Why, When, Where & How Are You Planning On Bugging Out?

I'd like to bug-out right now but I couldn't get jack for my house at this point! :biggrin:
 
My family and I are toast. When I started researching getting my first handgun and she realized I was serious her admonishment was, "Just don't become one of those survivalist nutbags.If you do, then we won't be together long." We live in an extreme suburban environment around DFW. In an extreme case of emergency where bugging out is the only option, everything within 50 miles is also suburbia. Where would we go? We don't own a cabin in the woods somewhere. Shoot, there aren't many woods close by anyways.

I can't even get any of the people in my own household interested in figuring out what to do in case of fire, much less a bugout situation. We are toast. And I just don't see any way to change that.
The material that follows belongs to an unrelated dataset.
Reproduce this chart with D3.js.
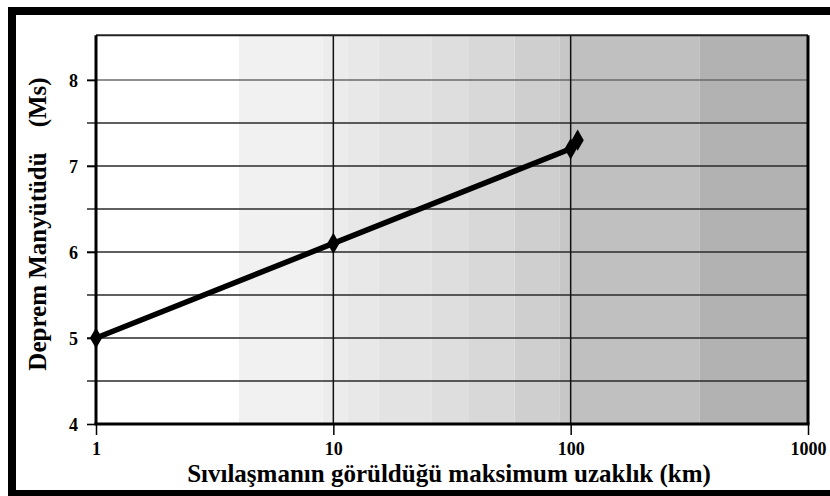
<!DOCTYPE html>
<meta charset="utf-8">
<head>
	<title>Deprem büyüklüğü - sıvılaşma uzaklığı</title>
</head>

<style>
body { margin: 0; background: #fff; }
svg { display: block; }
text {
	font-family: "Liberation Serif", "Times New Roman", serif;
	font-weight: bold;
	fill: #000;
}
.tick text { font-size: 18px; font-weight: bold; }
</style>

<body>
<svg id="chart" width="830" height="496"></svg>

<script src="https://cdnjs.cloudflare.com/ajax/libs/d3/7.8.5/d3.min.js"></script>
<script>

// veri
var distances = [1, 10, 100, 107];        // km
var magnitudes = [5.0, 6.1, 7.2, 7.3];   // Ms
var xTicks = [1, 10, 100, 1000];
var yTicks = [4, 5, 6, 7, 8];
var yGrid = [4.5, 5, 5.5, 6, 6.5, 7, 7.5, 8];
var xGrid = [10, 100];

// arka plan bantları (km sınırları ve gri tonları)
var bandEdges = [1, 4, 9, 11.5, 15.5, 26, 37, 58, 90, 100, 350, 1000];
var bandColors = ['#ffffff', '#f1f1f1', '#ececec', '#e8e8e8', '#e3e3e3', '#dedede',
	'#d8d8d8', '#cfcfcf', '#c7c7c7', '#c0c0c0', '#b2b2b2'];

var svg = d3.select('#chart');

var x = d3.scaleLog().domain([1, 1000]).range([96, 808]);
var y = d3.scaleLinear().domain([4, 8]).range([424, 80]);
var yTop = 8.52;

// dış çerçeve (sağ kenar yok)
svg.append('rect').attr('x', 8).attr('y', 7).attr('width', 822).attr('height', 8).attr('fill', '#000');
svg.append('rect').attr('x', 8).attr('y', 7).attr('width', 8).attr('height', 489).attr('fill', '#000');
svg.append('rect').attr('x', 8).attr('y', 490).attr('width', 822).attr('height', 6).attr('fill', '#000');

// bantlar
svg.append('g')
	.selectAll('rect')
	.data(bandColors)
	.enter()
	.append('rect')
	.attr('x', function(d, i) { return x(bandEdges[i]); })
	.attr('width', function(d, i) { return x(bandEdges[i + 1]) - x(bandEdges[i]); })
	.attr('y', y(yTop))
	.attr('height', y(4) - y(yTop))
	.attr('fill', function(d) { return d; });

// yatay ızgara (eksenin soluna taşan)
svg.append('g')
	.selectAll('line')
	.data(yGrid)
	.enter()
	.append('line')
	.attr('x1', 87)
	.attr('x2', x(1000))
	.attr('y1', function(d) { return y(d); })
	.attr('y2', function(d) { return y(d); })
	.attr('stroke', function(d) { return d === 8 ? '#6a6a6a' : '#2a2a2a'; })
	.attr('stroke-width', 1.6);

// dikey ızgara
svg.append('g')
	.selectAll('line')
	.data(xGrid)
	.enter()
	.append('line')
	.attr('x1', function(d) { return x(d); })
	.attr('x2', function(d) { return x(d); })
	.attr('y1', y(yTop))
	.attr('y2', y(4))
	.attr('stroke', '#111')
	.attr('stroke-width', 1.5);

// eksenler
var xAxis = svg.append('g')
	.attr('transform', 'translate(0,' + y(4) + ')')
	.call(d3.axisBottom(x).tickValues(xTicks).tickFormat(d3.format('d')).tickSize(11).tickPadding(7));
xAxis.select('.domain').remove();
xAxis.selectAll('.tick line').attr('stroke', '#000').attr('stroke-width', 1.5);

var yAxis = svg.append('g')
	.attr('transform', 'translate(' + x(1) + ',0)')
	.call(d3.axisLeft(y).tickValues(yTicks).tickFormat(d3.format('d')).tickSize(9).tickPadding(9));
yAxis.select('.domain').remove();
yAxis.selectAll('.tick line').attr('stroke', '#000').attr('stroke-width', 1.6);
yAxis.selectAll('.tick text').attr('dy', '0.35em');

// çizim alanı çerçevesi
svg.append('line')
	.attr('x1', x(1)).attr('x2', x(1000))
	.attr('y1', y(yTop)).attr('y2', y(yTop))
	.attr('stroke', '#222').attr('stroke-width', 2);
svg.append('line')
	.attr('x1', x(1) - 1.5).attr('x2', x(1000) + 1.5)
	.attr('y1', y(4)).attr('y2', y(4))
	.attr('stroke', '#000').attr('stroke-width', 3);
svg.append('line')
	.attr('x1', x(1)).attr('x2', x(1))
	.attr('y1', y(yTop)).attr('y2', y(4))
	.attr('stroke', '#000').attr('stroke-width', 3);
svg.append('line')
	.attr('x1', x(1000)).attr('x2', x(1000))
	.attr('y1', y(yTop)).attr('y2', y(4))
	.attr('stroke', '#000').attr('stroke-width', 3);

// veri çizgisi
var points = distances.map(function(d, i) { return [d, magnitudes[i]]; });
var line = d3.line()
	.x(function(d) { return x(d[0]); })
	.y(function(d) { return y(d[1]); });

svg.append('path')
	.datum(points)
	.attr('d', line)
	.attr('fill', 'none')
	.attr('stroke', '#000')
	.attr('stroke-width', 5.5);

svg.append('g')
	.selectAll('path')
	.data(points)
	.enter()
	.append('path')
	.attr('d', d3.symbol().type(d3.symbolDiamond).size(130))
	.attr('transform', function(d) { return 'translate(' + x(d[0]) + ',' + y(d[1]) + ')'; })
	.attr('fill', '#000');

// eksen başlıkları
svg.append('text')
	.attr('x', 449)
	.attr('y', 481.5)
	.attr('text-anchor', 'middle')
	.style('font-size', '25px')
	.text('Sıvılaşmanın görüldüğü maksimum uzaklık (km)');

svg.append('text')
	.attr('transform', 'translate(46,224) rotate(-90)')
	.attr('text-anchor', 'middle')
	.style('font-size', '25px')
	.text('Deprem Manyütüdü\u00a0\u00a0\u00a0\u00a0(Ms)');

</script>

</body>
</html>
So, for those of y'all who survive in the post apocalyptic world, I wish you the best of luck and skills.
 
My family and I are toast. When I started researching getting my first handgun and she realized I was serious her admonishment was, "Just don't become one of those survivalist nutbags.If you do, then we won't be together long." We live in an extreme suburban environment around DFW. In an extreme case of emergency where bugging out is the only option, everything within 50 miles is also suburbia. Where would we go? We don't own a cabin in the woods somewhere. Shoot, there aren't many woods close by anyways.

I can't even get any of the people in my own household interested in figuring out what to do in case of fire, much less a bugout situation. We are toast. And I just don't see any way to change that. So, for those of y'all who survive in the post apocalyptic world, I wish you the best of luck and skills.

I was born and raised in LA County, so urban sprawl was even more sprawling than the DFW area. We left in '92 one month after the King riots ended. That wasn't the reason we left, just the latest in a long list of things that always had us saying, "We need to get the Hell outta here." It was serendipitous that we had a friend opening a business in Alabama that he was willing to pay us to help with the start up, so Bama it was, but it wouldn't have been if the state didn't meet some general criteria, like gun-friendly, more conservative state government, generally good economy, but without out of control growth that could wipe out the small-town feel of most of the state in short order, something both of us had seen in parts of CA and other states we had lived in up to that point.

Though our area is much less-populated than LA or your area, our circumstances are similar, except I don't count the in-town living as meaning "we're toast." It means we have to adapt in different ways than those who plan to bug out. It is counter-intuitive for both of us to approach strangers, like new neighbors for example, but we've adapted to that as part of our preparedness plans. It doesn't mean giving up every secret we have for after a crash, it just means that when a crash happens, I won't be a stranger to any of them when I approach them again with the ability to offer help in protecting our neighborhood. The fact that I wasn't a stranger to any of our neighbors came in handy for them last April, when six of the 10 houses that border our property were destroyed in the 'nado swarm storms. Our house was spared and we could've locked down and told people to go away when they asked for help, but the fact that many of us helped in various ways makes me much more confident that we'll do fine in a wider disaster like an economic collapse that brings on civil collapse.

I'll give ya that I am fortunate to have a wife who is on-board with making disaster plans. She has also taken every defense training course I've taken, as well as the survival training I mentioned in the OP, so she's just as capable of being an asset to the defense of our neighborhood as I am. I won't do what a lot of guys around here do when that subject comes up with someone, which is usually something offensively glib like, "Trade her in on a new model." That's a tough one to comment on not knowing you. The only advice I'd offer is go about making your plans without her participation, maybe even without her knowledge. Learn how to approach your neighbors, even if they don't seem like the kinds of people you'd normally associate with. Whatever you do though, don't accept being "toast." Survivalism isn't only about knowing how to escape and evade in the woods, or hunt your own meat, what have you. In fact, it's not about any one specific thing at all. It's about adaptation to survive within the circumstances you are most likely to find yourselves in. The only thing it's *always* about is forcing you out of your comfort zone. Make your uncomfortable zones as comfortable for you to deal with as possible before TSHTF, and you'll be well on your way to knowing how to adapt to survive any situation, even urban living in a post-apocolyptic America.

Blues
 
Not going anywhere

Didn't plan on living this long... lots of things worse than dying. I'll stay here, where I've become part of a voluntary community. None of us has a great deal of control over when or how we will die.

We ALL have complete control over how we will live. I will live as a sovereign individual... a self owner, a non-aggressor.